▶ **GIVEN PROBLEM**:
Copy everything in the data below exactly except the pictures.

▶ **RAW DATA**:
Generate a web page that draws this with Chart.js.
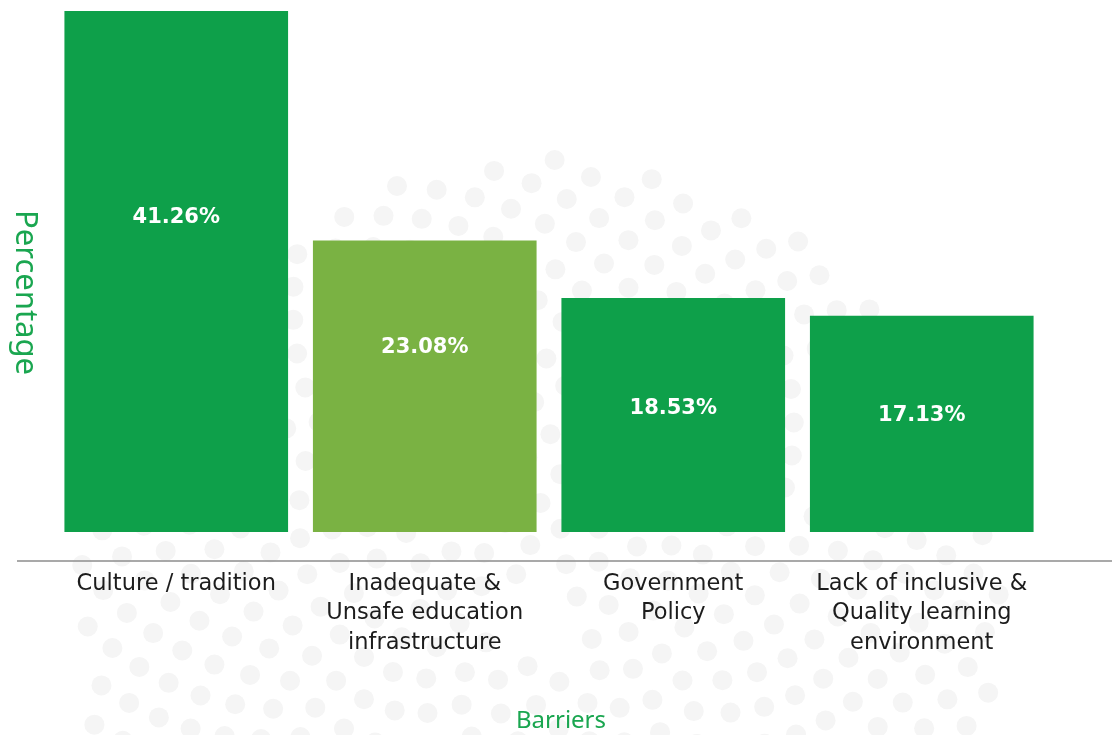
<!DOCTYPE html>
<html>
<head>
<meta charset="utf-8">
<title>Barriers</title>
<script src="https://cdn.jsdelivr.net/npm/chart.js@4.4.1/dist/chart.umd.min.js"></script>
<style>
  html, body { margin: 0; padding: 0; background: #fff; }
  #wrap { width: 1112px; height: 735px; }
</style>
</head>
<body>
<div id="wrap"><canvas id="chart" width="1112" height="735"></canvas></div>
<script>
// barrier categories and their share in percent
const barriers = [
  ['Culture / tradition'],
  ['Inadequate &', 'Unsafe education', 'infrastructure'],
  ['Government', 'Policy'],
  ['Lack of inclusive &', 'Quality learning', 'environment']
];
const shares = [41.26, 23.08, 18.53, 17.13];
// height (in % units) where each value label sits inside its bar
const labelLevels = [24.9, 14.6, 9.8, 9.2];

const GREEN = '#0ea04a';
const LIGHT_GREEN = '#7ab243';
const TITLE_GREEN = '#1aa650';
const FONT = '"Noto Sans"';
const barColors = [GREEN, LIGHT_GREEN, GREEN, GREEN];

// faint dotted backdrop behind the plot
const dotBackdrop = {
  id: 'dotBackdrop',
  beforeDraw(chart) {
    const ctx = chart.ctx;
    ctx.save();
    ctx.fillStyle = '#fff';
    ctx.fillRect(0, 0, chart.width, chart.height);
    ctx.fillStyle = '#f5f5f5';
    const cx = 540, cy = 620, step = 19.5;
    const golden = Math.PI * (3 - Math.sqrt(5));
    for (let n = 5; n < 560; n++) {
      const r = step * Math.sqrt(n);
      const a = n * golden;
      const x = cx + r * Math.cos(a);
      const y = cy + r * Math.sin(a);
      if (y > chart.height + 10) continue;
      ctx.beginPath();
      ctx.arc(x, y, 10, 0, Math.PI * 2);
      ctx.fill();
    }
    ctx.restore();
  }
};

// long grey baseline under the bars and both axis titles
const frame = {
  id: 'frame',
  afterDraw(chart) {
    const ctx = chart.ctx;
    const area = chart.chartArea;
    ctx.save();
    ctx.strokeStyle = '#8c8c8c';
    ctx.lineWidth = 1.5;
    ctx.beginPath();
    ctx.moveTo(17, chart.scales.x.top);
    ctx.lineTo(chart.width, chart.scales.x.top);
    ctx.stroke();

    ctx.fillStyle = TITLE_GREEN;
    ctx.textAlign = 'center';
    ctx.textBaseline = 'middle';
    ctx.font = '24px ' + FONT;
    ctx.fillText('Barriers', (area.left + area.right) / 2 + 12, chart.height - 14);

    ctx.translate(25, (area.top + area.bottom) / 2 + 12);
    ctx.rotate(Math.PI / 2);
    ctx.font = '31px ' + FONT;
    ctx.fillText('Percentage', 0, 0);
    ctx.restore();
  }
};

// white percentage labels inside the bars
const valueLabels = {
  id: 'valueLabels',
  afterDatasetsDraw(chart) {
    const ctx = chart.ctx;
    const y = chart.scales.y;
    const meta = chart.getDatasetMeta(0);
    ctx.save();
    ctx.fillStyle = '#fff';
    ctx.font = 'bold 21px "DejaVu Sans"';
    ctx.textAlign = 'center';
    ctx.textBaseline = 'middle';
    meta.data.forEach((bar, i) => {
      ctx.fillText(shares[i].toFixed(2) + '%', bar.x, y.getPixelForValue(labelLevels[i]));
    });
    ctx.restore();
  }
};

new Chart(document.getElementById('chart'), {
  type: 'bar',
  data: {
    labels: barriers,
    datasets: [{
      data: shares,
      backgroundColor: barColors,
      borderWidth: 0,
      categoryPercentage: 1,
      barPercentage: 0.9
    }]
  },
  options: {
    responsive: false,
    devicePixelRatio: 1,
    animation: false,
    layout: { padding: { left: 52, right: 66, top: 0, bottom: 0 } },
    plugins: {
      legend: { display: false },
      tooltip: { enabled: false }
    },
    scales: {
      y: {
        display: false,
        min: -2.3,
        max: 42.13
      },
      x: {
        grid: { display: false },
        border: { display: false },
        ticks: {
          color: '#1c1c1c',
          font: { family: 'DejaVu Sans', size: 22.5, lineHeight: 1.31 },
          padding: 0,
          maxRotation: 0,
          autoSkip: false
        },
        afterFit(scale) { scale.height = 174; }
      }
    }
  },
  plugins: [dotBackdrop, frame, valueLabels]
});
</script>
</body>
</html>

▶ **REPLY**:
Generate a web page that draws this with Chart.js.
<!DOCTYPE html>
<html>
<head>
<meta charset="utf-8">
<title>Barriers</title>
<script src="https://cdn.jsdelivr.net/npm/chart.js@4.4.1/dist/chart.umd.min.js"></script>
<style>
  html, body { margin: 0; padding: 0; background: #fff; }
  #wrap { width: 1112px; height: 735px; }
</style>
</head>
<body>
<div id="wrap"><canvas id="chart" width="1112" height="735"></canvas></div>
<script>
// barrier categories and their share in percent
const barriers = [
  ['Culture / tradition'],
  ['Inadequate &', 'Unsafe education', 'infrastructure'],
  ['Government', 'Policy'],
  ['Lack of inclusive &', 'Quality learning', 'environment']
];
const shares = [41.26, 23.08, 18.53, 17.13];
// height (in % units) where each value label sits inside its bar
const labelLevels = [24.9, 14.6, 9.8, 9.2];

const GREEN = '#0ea04a';
const LIGHT_GREEN = '#7ab243';
const TITLE_GREEN = '#1aa650';
const FONT = '"Noto Sans"';
const barColors = [GREEN, LIGHT_GREEN, GREEN, GREEN];

// faint dotted backdrop behind the plot
const dotBackdrop = {
  id: 'dotBackdrop',
  beforeDraw(chart) {
    const ctx = chart.ctx;
    ctx.save();
    ctx.fillStyle = '#fff';
    ctx.fillRect(0, 0, chart.width, chart.height);
    ctx.fillStyle = '#f5f5f5';
    const cx = 540, cy = 620, step = 19.5;
    const golden = Math.PI * (3 - Math.sqrt(5));
    for (let n = 5; n < 560; n++) {
      const r = step * Math.sqrt(n);
      const a = n * golden;
      const x = cx + r * Math.cos(a);
      const y = cy + r * Math.sin(a);
      if (y > chart.height + 10) continue;
      ctx.beginPath();
      ctx.arc(x, y, 10, 0, Math.PI * 2);
      ctx.fill();
    }
    ctx.restore();
  }
};

// long grey baseline under the bars and both axis titles
const frame = {
  id: 'frame',
  afterDraw(chart) {
    const ctx = chart.ctx;
    const area = chart.chartArea;
    ctx.save();
    ctx.strokeStyle = '#8c8c8c';
    ctx.lineWidth = 1.5;
    ctx.beginPath();
    ctx.moveTo(17, chart.scales.x.top);
    ctx.lineTo(chart.width, chart.scales.x.top);
    ctx.stroke();

    ctx.fillStyle = TITLE_GREEN;
    ctx.textAlign = 'center';
    ctx.textBaseline = 'middle';
    ctx.font = '24px ' + FONT;
    ctx.fillText('Barriers', (area.left + area.right) / 2 + 12, chart.height - 14);

    ctx.translate(25, (area.top + area.bottom) / 2 + 12);
    ctx.rotate(Math.PI / 2);
    ctx.font = '31px ' + FONT;
    ctx.fillText('Percentage', 0, 0);
    ctx.restore();
  }
};

// white percentage labels inside the bars
const valueLabels = {
  id: 'valueLabels',
  afterDatasetsDraw(chart) {
    const ctx = chart.ctx;
    const y = chart.scales.y;
    const meta = chart.getDatasetMeta(0);
    ctx.save();
    ctx.fillStyle = '#fff';
    ctx.font = 'bold 21px "DejaVu Sans"';
    ctx.textAlign = 'center';
    ctx.textBaseline = 'middle';
    meta.data.forEach((bar, i) => {
      ctx.fillText(shares[i].toFixed(2) + '%', bar.x, y.getPixelForValue(labelLevels[i]));
    });
    ctx.restore();
  }
};

new Chart(document.getElementById('chart'), {
  type: 'bar',
  data: {
    labels: barriers,
    datasets: [{
      data: shares,
      backgroundColor: barColors,
      borderWidth: 0,
      categoryPercentage: 1,
      barPercentage: 0.9
    }]
  },
  options: {
    responsive: false,
    devicePixelRatio: 1,
    animation: false,
    layout: { padding: { left: 52, right: 66, top: 0, bottom: 0 } },
    plugins: {
      legend: { display: false },
      tooltip: { enabled: false }
    },
    scales: {
      y: {
        display: false,
        min: -2.3,
        max: 42.13
      },
      x: {
        grid: { display: false },
        border: { display: false },
        ticks: {
          color: '#1c1c1c',
          font: { family: 'DejaVu Sans', size: 22.5, lineHeight: 1.31 },
          padding: 0,
          maxRotation: 0,
          autoSkip: false
        },
        afterFit(scale) { scale.height = 174; }
      }
    }
  },
  plugins: [dotBackdrop, frame, valueLabels]
});
</script>
</body>
</html>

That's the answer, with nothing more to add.